NPR 46 de toujours + NPR 30A d’enquête

Je pensais à beaucoup de choses en courant, ce matin, je n’étais pas très concentrée. D’abord, alors que j’écoutais Claire Rousay (très précisément ceci), j’ai pensé à une autre des 1433 créatrices sonores de mon répertoire, dont l’univers est très éloigné du sien, Christine Ott. Je pensais plus précisément à ce que je croyais être son dernier album en date, Chimères (pour Ondes Martenot) dont vous pouvez écouter cet extrait déchirant, jusqu’à ce qu’en rentrant chez moi, selon mon rituel quotidien, je consulte les cinq sites anglosaxons consacrés à la musique dont j’ai fait mon seul lien avec l’actualité du vaste monde et découvre que la nouveauté du jour proposée par l’un d’entre eux est un album de ladite Christine Ott joyeusement intitulé Time To Die. Ces coïncidences me fascineront toujours. J’ai aussi pensé à mes échanges d’hier avec une amie que je n’ai pas vue depuis 25 ans et qui m’a rappelé des épisodes de notre vie que j’avais totalement oubliés (terrifiant). J’ai pensé au texte en collaboration avec une autrice mystère et à la manière étrange dont il me libère, me place à distance de ma propre histoire. La phrase qui m’est venue quand je me suis dit qu’il serait temps d’envisager un petit NPR pour saluer ce 23 avril et son beau nombre premier (l’un de mes favoris) est celle-ci :

J’aime bien la syntaxe de cette phrase, elle me fait penser à un chat qui se refuse aux caresses et fait onduler sa colonne vertébrale sous la main dont il veut esquiver l’intrusion. Quand j’étais une toute jeune fille, je me demandais toujours des tas de choses à propos des lieux que je traversais passivement – par exemple, assise à l’arrière de la voiture quand mes parents et moi nous rendions chez mes grands-parents.
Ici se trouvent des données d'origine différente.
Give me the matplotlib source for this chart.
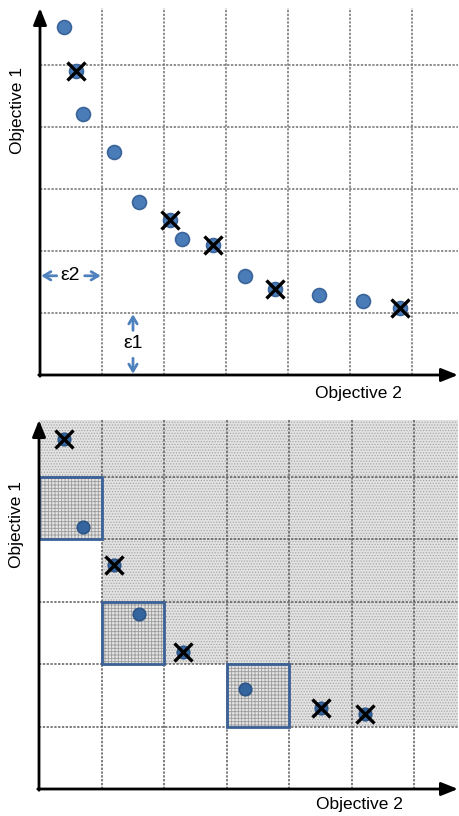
import matplotlib
matplotlib.use('Agg')
import matplotlib.pyplot as plt
from matplotlib.patches import Polygon, Rectangle

plt.rcParams['font.family'] = ['Liberation Sans', 'DejaVu Sans']
plt.rcParams['hatch.linewidth'] = 0.6

# top panel: all solutions, crosses mark the epsilon-archive members
top_x = [0.39, 0.58, 0.69, 1.19, 1.60, 2.10, 2.29, 2.79, 3.31, 3.79, 4.50, 5.21, 5.81]
top_y = [5.61, 4.90, 4.21, 3.60, 2.79, 2.50, 2.19, 2.10, 1.60, 1.39, 1.29, 1.19, 1.08]
top_marked = [1, 5, 7, 9, 12]

# bottom panel: solutions and the non-dominated epsilon boxes (lower-left corners)
bot_x = [0.40, 0.70, 1.20, 1.60, 2.30, 3.30, 4.51, 5.21]
bot_y = [5.60, 4.19, 3.58, 2.80, 2.19, 1.60, 1.30, 1.20]
bot_marked = [0, 2, 4, 6, 7]
box_x = [0, 1, 3]
box_y = [4, 2, 1]

W, H = 459, 816
fig = plt.figure(figsize=(W / 100, H / 100), dpi=100)


def px_axes(left, right, top, bottom):
    return fig.add_axes([left / W, 1 - bottom / H, (right - left) / W, (bottom - top) / H])


def setup(ax, xmax, ymax, gcol):
    ax.set_xlim(0, xmax)
    ax.set_ylim(0, ymax)
    ax.axis('off')
    ax.vlines(range(1, int(xmax) + 1), 0, ymax, colors=gcol, linestyles=(0, (1.5, 1)), lw=1.1, zorder=2)
    ax.hlines(range(1, int(ymax) + 1), 0, xmax, colors=gcol, linestyles=(0, (1.5, 1)), lw=1.1, zorder=2)
    arr = dict(arrowstyle='-|>,head_length=1.0,head_width=0.4', color='black', lw=2, shrinkA=0, shrinkB=0)
    ax.annotate('', xy=(0, ymax), xytext=(0, -0.02), arrowprops=arr, annotation_clip=False, zorder=6)
    ax.annotate('', xy=(xmax, 0), xytext=(-0.02, 0), arrowprops=arr, annotation_clip=False, zorder=6)


def points(ax, xs, ys, marked, size, fc, ec):
    ax.plot(xs, ys, 'o', ms=size, mfc=fc, mec=ec, mew=1.2, ls='none', zorder=7)
    ax.plot([xs[i] for i in marked], [ys[i] for i in marked], 'x', ms=13, mec='black', mew=2.4, ls='none', zorder=8)


# ---- top panel
ax1 = px_axes(40, 458, 8, 375)
xmax1, ymax1 = 418 / 62, 367 / 62
setup(ax1, xmax1, ymax1, '#707070')
points(ax1, top_x, top_y, top_marked, 10, '#4a7cb8', '#3a649a')

blue = '#4f81bd'
ab = dict(arrowstyle='->,head_length=0.5,head_width=0.3', color=blue, lw=2, shrinkA=0, shrinkB=0)
ax1.annotate('', xy=(0.02, 1.6), xytext=(0.27, 1.6), arrowprops=ab)
ax1.annotate('', xy=(0.98, 1.6), xytext=(0.72, 1.6), arrowprops=ab)
ax1.text(0.49, 1.6, 'ε2', ha='center', va='center', fontsize=14)
ax1.annotate('', xy=(1.5, 0.98), xytext=(1.5, 0.72), arrowprops=ab)
ax1.annotate('', xy=(1.5, 0.02), xytext=(1.5, 0.27), arrowprops=ab)
ax1.text(1.5, 0.5, 'ε1', ha='center', va='center', fontsize=14)

fig.text(18 / W, 1 - 111 / H, 'Objective 1', rotation=90, ha='center', va='center', fontsize=12.5)
fig.text(358 / W, 1 - 393 / H, 'Objective 2', ha='center', va='center', fontsize=12.5)

# ---- bottom panel
ax2 = px_axes(39, 458, 420, 789)
xmax2, ymax2 = 419 / 62.5, 369 / 62.5
setup(ax2, xmax2, ymax2, '#5a5a5a')

# dominated region: union of quadrants above/right of each box corner
verts = [(box_x[0], ymax2)]
for i in range(len(box_x)):
    verts.append((box_x[i], box_y[i]))
    nx = box_x[i + 1] if i + 1 < len(box_x) else xmax2
    verts.append((nx, box_y[i]))
verts.append((xmax2, ymax2))
ax2.add_patch(Polygon(verts, closed=True, facecolor='#e2e2e2', edgecolor='#a8a8a8', hatch='......', lw=0, zorder=1))
for bx, by in zip(box_x, box_y):
    ax2.add_patch(Rectangle((bx, by), 1, 1, facecolor='#e4e4e4', edgecolor='#9c9c9c', hatch='+++++', lw=0, zorder=3))
    ax2.add_patch(Rectangle((bx, by), 1, 1, facecolor='none', edgecolor='#3b6196', lw=2, zorder=4))

points(ax2, bot_x, bot_y, bot_marked, 9, '#35659f', '#2c5486')

fig.text(17 / W, 1 - 524 / H, 'Objective 1', rotation=90, ha='center', va='center', fontsize=12.5)
fig.text(359 / W, 1 - 805 / H, 'Objective 2', ha='center', va='center', fontsize=12.5)

fig.savefig('out.png', dpi=100)
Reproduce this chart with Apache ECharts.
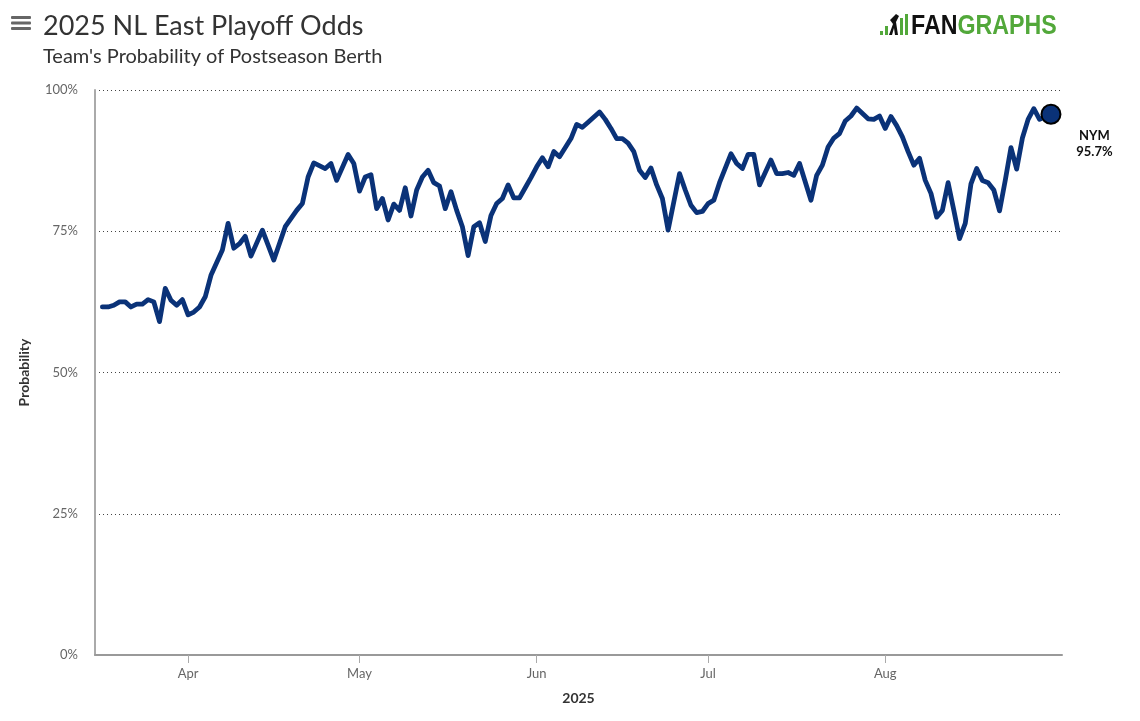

Quand nous attendions à un feu rouge, je regardais les façades muettes à travers ma vitre et me demandais combien de personnes étaient mortes dans cette maison, combien de couples s’y étaient aimés, de quelle nature avait été la douleur la plus intense qu’y avait endurée un(e) de ses habitant(e)s. Mon NPR du jour a quelque chose à voir avec cette curiosité juvénile, soit une lumineuse mélancolie.

Avant cet accrochage de dernière minute, j’avais également poursuivi une enquête dont je dois maintenant vous expliquer les grandes lignes. J’essaie de comprendre pourquoi certains NPR sont arrachés avec une sauvagerie qui sent la colère ; je teste, je tâtonne. Hollywood, on l’a vu, n’est pas au goût de mes concitoyens (à ce propos, j’ai ressenti un véritable soulagement quand j’ai trouvé le dernier message en date de mes plus grands fans anonymes au dos du NPR 44 surfait).

Le NPR 30 culturel n’a pas davantage agréé à mes censeurs : la phrase centrale (les jeunes vident des extincteurs sur la véloroute parce qu’ils ne peuvent plus aller au théâtre) a été arrachée le jour même de sa pose ; ça se passait à Lens, à la lisière d’une cité minière. Ce matin, quand j’ai découvert sur mon chemin fétiche que les restes d’une fête (Curly inclus) avaient été brûlés pendant la nuit (c’est assez courant ; à choisir, je vote pour les jeunes qui brûlent leurs détritus plutôt que pour ceux qui les brisent, l’avantage des canettes en alu étant qu’elles ne crèvent pas les pneus de vélo), j’ai décidé de tester le concept ici.

Ma thèse, à ce stade de l’enquête, est que certains jeunes se sentent méprisés ; ils deviennent très rugueux dès lors qu’il est question de leur désœuvrement et de leur territoire (qui n’est pas Hollywood, certes, mais si Hollywood fait encore rêver quiconque au 21ème siècle, ce doit être quelqu’un qui n’a pas les mêmes lectures que moi) et perdent toute autodérision. Nous verrons quel sort ils réserveront à ce NPR 30A.